Now that we have study the different correlations between the chemical elements we can use the hyperspectral data to study the correlation with the mineralogical information.

Mineralogical Analysis

Correlation Analysis

We can make the correlation matrix including all chemical elements and mineralogical informations.

geo.correlation_heatmap(
    geo_object=dh, 
    properties=["Fe_pct","Al2O3","SiO2_pct","K2O_pct","CaO_pct","MgO_pct","TiO2_pct","P_pct","S_pct","Mn_pct","LOI_100","Fe_ox_ai","hem_over_goe","kaolin_abundance","kaolin_composition","wmAlsmai","wmAlsmci","carbai3pfit","carbci3pfit"]
)

First we can notice a high correlation coefficient between the Ferric oxide abundance (Fe ox ai) and the concentration in iron (Fe %). There is also a high negative correlation coefficient between the iron concentration and the kaolin abundance which means that when iron concentration increases, kaolin abundance decrease or the opposite.

When we look at the aluminium concentration (Al3O3), we notice correlation coefficients of 0,8 with the kaolin abundance and 0,6 with the white micas and Al-smectite abundance.

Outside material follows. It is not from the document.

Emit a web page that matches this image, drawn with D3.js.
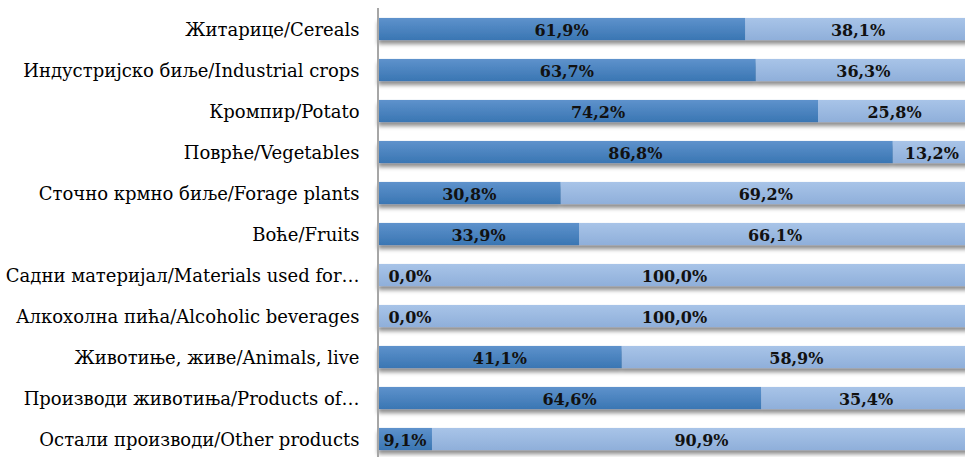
<!DOCTYPE html>
<html>
<head>
<meta charset="utf-8">
<script src="https://cdn.jsdelivr.net/npm/d3@7"></script>
<style>
html,body{margin:0;padding:0;background:#fff;overflow:hidden;}
svg{display:block;}
</style>
</head>
<body>
<svg id="chart" width="965" height="457"></svg>
<script>
const categories = [
  "Житарице/Cereals",
  "Индустријско биље/Industrial crops",
  "Кромпир/Potato",
  "Поврће/Vegetables",
  "Сточно крмно биље/Forage plants",
  "Воће/Fruits",
  "Садни материјал/Materials used for…",
  "Алкохолна пића/Alcoholic beverages",
  "Животиње, живе/Animals, live",
  "Производи животиња/Products of…",
  "Остали производи/Other products"
];
const seriesA = [61.9, 63.7, 74.2, 86.8, 30.8, 33.9, 0.0, 0.0, 41.1, 64.6, 9.1];
const seriesB = [38.1, 36.3, 25.8, 13.2, 69.2, 66.1, 100.0, 100.0, 58.9, 35.4, 90.9];

const svg = d3.select("#chart");
const defs = svg.append("defs");

function grad(id, top, bottom) {
  const g = defs.append("linearGradient").attr("id", id)
    .attr("x1", 0).attr("y1", 0).attr("x2", 0).attr("y2", 1);
  g.append("stop").attr("offset", "0%").attr("stop-color", top);
  g.append("stop").attr("offset", "100%").attr("stop-color", bottom);
}
grad("gA", "#5e92cc", "#3a76b3");
grad("gB", "#a8c4e8", "#8fafda");

const f = defs.append("filter").attr("id", "shadow")
  .attr("x", "-5%").attr("y", "-30%").attr("width", "110%").attr("height", "180%");
f.append("feDropShadow").attr("dx", 0).attr("dy", 4).attr("stdDeviation", 2.2)
  .attr("flood-color", "#000").attr("flood-opacity", 0.45);

const x = d3.scaleLinear().domain([0, 100]).range([378, 971]);
const y = d3.scaleBand().domain(categories).range([8.5, 459.5])
  .paddingInner(0.46).paddingOuter(0.23);

const rows = categories.map((c, i) => ({ c, a: seriesA[i], b: seriesB[i] }));

const g = svg.append("g");
const row = g.selectAll("g.row").data(rows).join("g").attr("class", "row");

row.append("g").attr("filter", "url(#shadow)").each(function(d) {
  const s = d3.select(this);
  s.append("rect").attr("x", x(d.a)).attr("y", y(d.c))
    .attr("width", x(d.a + d.b) - x(d.a)).attr("height", y.bandwidth())
    .attr("fill", "url(#gB)");
  s.append("rect").attr("x", x(0)).attr("y", y(d.c))
    .attr("width", x(d.a) - x(0)).attr("height", y.bandwidth())
    .attr("fill", "url(#gA)");
});

const lblFont = "'DejaVu Serif', serif";
const fmt = v => d3.format(".1f")(v).replace(".", ",") + "%";

row.append("text")
  .attr("x", d => d.a === 0 ? x(0) + 32 : (x(0) + x(d.a)) / 2)
  .attr("y", d => y(d.c) + y.bandwidth() / 2)
  .attr("dy", "0.42em").attr("text-anchor", "middle")
  .style("font-family", lblFont).style("font-weight", "bold").style("font-size", "16px")
  .attr("fill", "#111")
  .text(d => fmt(d.a));

row.append("text")
  .attr("x", d => (x(d.a) + x(d.a + d.b)) / 2)
  .attr("y", d => y(d.c) + y.bandwidth() / 2)
  .attr("dy", "0.42em").attr("text-anchor", "middle")
  .style("font-family", lblFont).style("font-weight", "bold").style("font-size", "16px")
  .attr("fill", "#111")
  .text(d => fmt(d.b));

// category axis
const axis = d3.axisLeft(y).tickSize(0).tickPadding(18.5);
const ax = svg.append("g").attr("transform", `translate(${x(0)},0)`).call(axis);
ax.select(".domain").remove();
ax.selectAll("text").attr("dy", "0.37em")
  .style("font-family", lblFont).style("font-size", "18px").attr("fill", "#000");
svg.append("line").attr("x1", x(0)).attr("x2", x(0)).attr("y1", 8).attr("y2", 457)
  .attr("stroke", "#a6a6a6").attr("stroke-width", 2);
</script>
</body>
</html>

Aluminium is linked to the formation of kaolin and white micas.

Calcium oxide (CaO) and magnesium oxide (MgO) have ahigh correlation coefficient (0,8) with the loss-on-ignition measure. This means that when the LOI percentage increases, the concentration in CaO and MgO increases too.

Finally kaolin abundance is linked to the carbonate abundance (r = 0,8).

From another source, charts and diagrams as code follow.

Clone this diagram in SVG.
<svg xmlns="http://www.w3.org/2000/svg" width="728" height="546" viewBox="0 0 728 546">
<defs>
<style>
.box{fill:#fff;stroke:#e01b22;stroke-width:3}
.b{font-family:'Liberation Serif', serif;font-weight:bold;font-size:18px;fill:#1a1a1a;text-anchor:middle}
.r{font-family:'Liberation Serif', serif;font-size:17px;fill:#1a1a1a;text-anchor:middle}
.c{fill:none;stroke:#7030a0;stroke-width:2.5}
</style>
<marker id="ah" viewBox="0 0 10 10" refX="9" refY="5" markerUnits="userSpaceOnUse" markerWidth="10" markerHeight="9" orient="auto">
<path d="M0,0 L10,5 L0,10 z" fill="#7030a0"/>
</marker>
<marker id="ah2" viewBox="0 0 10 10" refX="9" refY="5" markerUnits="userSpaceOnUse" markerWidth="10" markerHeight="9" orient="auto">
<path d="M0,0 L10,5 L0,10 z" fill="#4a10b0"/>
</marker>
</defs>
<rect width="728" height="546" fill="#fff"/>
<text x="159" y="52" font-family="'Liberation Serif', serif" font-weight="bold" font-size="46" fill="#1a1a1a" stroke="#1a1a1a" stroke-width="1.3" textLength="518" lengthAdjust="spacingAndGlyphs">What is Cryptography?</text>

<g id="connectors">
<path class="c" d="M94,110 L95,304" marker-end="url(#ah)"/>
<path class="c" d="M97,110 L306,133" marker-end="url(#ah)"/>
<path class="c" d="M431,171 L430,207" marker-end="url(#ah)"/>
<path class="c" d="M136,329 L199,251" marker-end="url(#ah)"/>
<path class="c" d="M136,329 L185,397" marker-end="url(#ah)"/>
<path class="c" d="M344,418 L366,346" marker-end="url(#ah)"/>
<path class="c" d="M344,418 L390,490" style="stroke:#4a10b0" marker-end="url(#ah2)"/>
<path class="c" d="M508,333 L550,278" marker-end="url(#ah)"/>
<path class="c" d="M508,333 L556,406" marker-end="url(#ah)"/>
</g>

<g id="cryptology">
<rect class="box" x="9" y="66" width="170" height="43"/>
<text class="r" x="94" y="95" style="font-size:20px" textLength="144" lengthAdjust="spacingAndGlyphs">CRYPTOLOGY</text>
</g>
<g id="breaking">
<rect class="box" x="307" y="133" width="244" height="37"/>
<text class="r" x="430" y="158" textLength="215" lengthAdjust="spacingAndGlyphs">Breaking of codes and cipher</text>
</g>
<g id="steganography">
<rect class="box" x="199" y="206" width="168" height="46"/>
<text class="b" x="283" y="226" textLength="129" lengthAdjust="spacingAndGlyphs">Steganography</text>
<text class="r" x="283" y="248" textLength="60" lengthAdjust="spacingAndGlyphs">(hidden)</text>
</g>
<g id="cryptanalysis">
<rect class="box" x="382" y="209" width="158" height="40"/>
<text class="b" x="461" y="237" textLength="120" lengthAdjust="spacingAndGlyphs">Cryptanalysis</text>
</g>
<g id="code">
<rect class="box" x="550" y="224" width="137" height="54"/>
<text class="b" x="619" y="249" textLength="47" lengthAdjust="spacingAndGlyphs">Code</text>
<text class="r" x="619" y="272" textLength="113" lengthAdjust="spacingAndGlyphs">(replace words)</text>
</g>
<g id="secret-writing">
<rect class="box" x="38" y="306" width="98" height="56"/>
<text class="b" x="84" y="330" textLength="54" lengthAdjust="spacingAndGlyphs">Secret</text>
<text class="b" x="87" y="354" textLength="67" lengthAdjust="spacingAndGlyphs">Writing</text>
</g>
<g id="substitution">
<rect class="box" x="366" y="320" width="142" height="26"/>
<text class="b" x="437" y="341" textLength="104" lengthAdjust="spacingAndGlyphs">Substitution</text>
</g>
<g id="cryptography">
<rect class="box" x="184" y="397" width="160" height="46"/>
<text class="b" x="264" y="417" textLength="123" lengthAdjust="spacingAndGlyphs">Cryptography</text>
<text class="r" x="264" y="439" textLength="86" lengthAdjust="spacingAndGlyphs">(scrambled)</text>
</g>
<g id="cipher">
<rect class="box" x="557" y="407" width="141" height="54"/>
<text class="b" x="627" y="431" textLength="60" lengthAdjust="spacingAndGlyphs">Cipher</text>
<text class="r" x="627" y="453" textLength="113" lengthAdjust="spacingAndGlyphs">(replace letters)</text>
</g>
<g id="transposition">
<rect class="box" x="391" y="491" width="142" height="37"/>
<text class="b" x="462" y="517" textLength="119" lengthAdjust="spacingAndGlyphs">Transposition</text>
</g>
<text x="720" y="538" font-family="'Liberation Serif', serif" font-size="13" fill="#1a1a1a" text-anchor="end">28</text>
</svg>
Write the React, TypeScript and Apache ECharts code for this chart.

According to the article called The Rocklea Dome 3D Mineral Mapping Test Data Set there are four main geochemical variables (FeO, Al2 O3 , SiO2 , and TiO2 ) and two main mineralogical variables found thanks to hyperspectral data (ferric oxide abundance and kaolinite abundance). What we found with the correlation analysis is similar to this, the four geochemical elements that were the most correlated are FeO, Al2O3, SiO2 and TiO2.For the mineralogical informations, the kaolin abundance is linked to three of these variables and the ferric oxide abundance is linked to the fourth one which is iron.

The other article from Fouedjio explains these correlations. The strong positive correlation between iron and the hyperspectrally derived ferric oxide abundance confirms the richness in iron of this site. Then the strong positive correlation between alumina and titanium may be caused by heavy minerals associated with detrital material in clay-rich layers of the channel. The northern part of the Rocklea dome channel iron deposit is full of extensive calcretee deposits which may explain the high correlation between calcium and magnesium oxides. They also talk of the negative correlations found in the data set. They explain the strong negative correlation between iron and silica with the intercalation of Al-clay-rich sedimentary layers (rich in silica and low in iron) with iron-oxide-rich horizons which are relatively low in silica. Finally, this negative correlation is coherent with the positive correlation beteween silica, alumina and potassium.